Saturday, June 1, 2013

Sightseers


If dark comedies are your bag then be sure to consider this British film in limited release in theaters about a new couple in love and on holiday, touring the countryside with their caravan.  Directed by Ben Wheatley, the up and comer who made last year's underseen horror/thriller 'Kill List', this film is much lighter in tone, but still has that indie feel which makes it a crowd pleaser for the film festival audience.   Pair it with the even better 'God Bless America' for a fun violent dark comedy double feature.

Grade: B+

3 Geezers!


How does a film featuring the always amazing J.K. Simmons as well as cameos by Kevin Pollak, Tim Allen, Scott Caan, and Breckin Meyer open in limited release in theaters and on Video On Demand without any buzz or marketing whatsoever?  Well, for one reason, it's terrible.

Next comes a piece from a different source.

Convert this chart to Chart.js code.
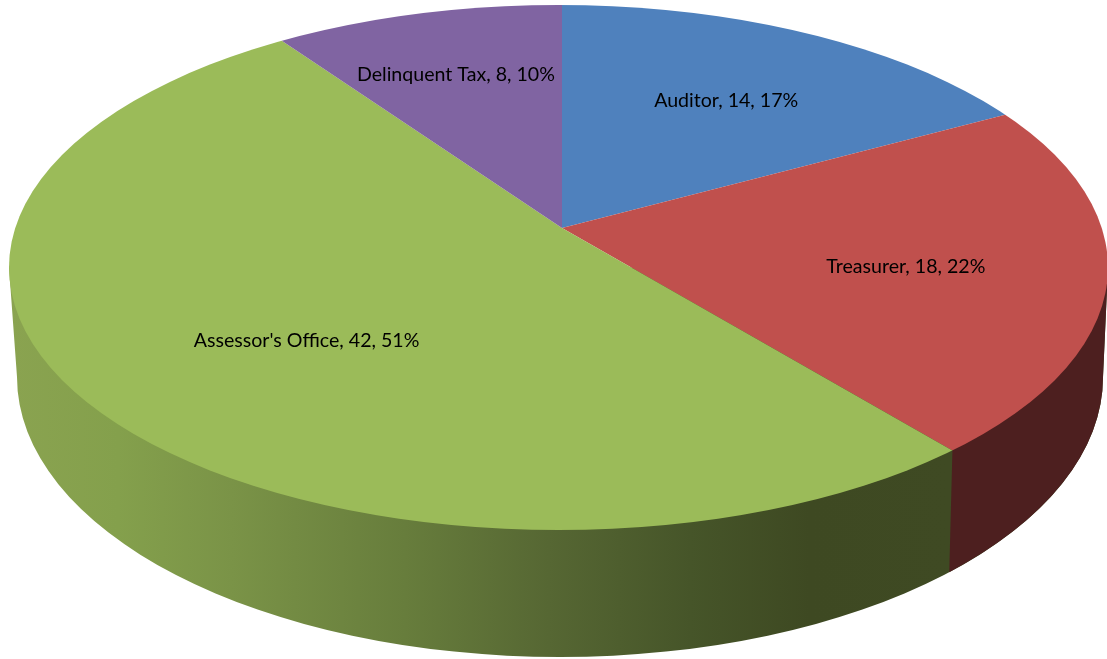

Simmons plays himself as an actor researching a role as an 85 year old man and follows three old men at an old age home.  He quickly learns that these three geezers are still full of life and every bit as crass and troublesome as your average teenager.

This is total amateur hour, and you can tell right from the start what you're in for.  The comedy is painful, the acting is pathetic, and the filmmaking wreaks of inexperience.  So how did it attract Simmons to begin with?  A little research of my own uncovered that first time director Michelle Schumacher is a.k.a. Mrs. Simmons and co-writer Randle Schumacher is her brother.  Mystery solved.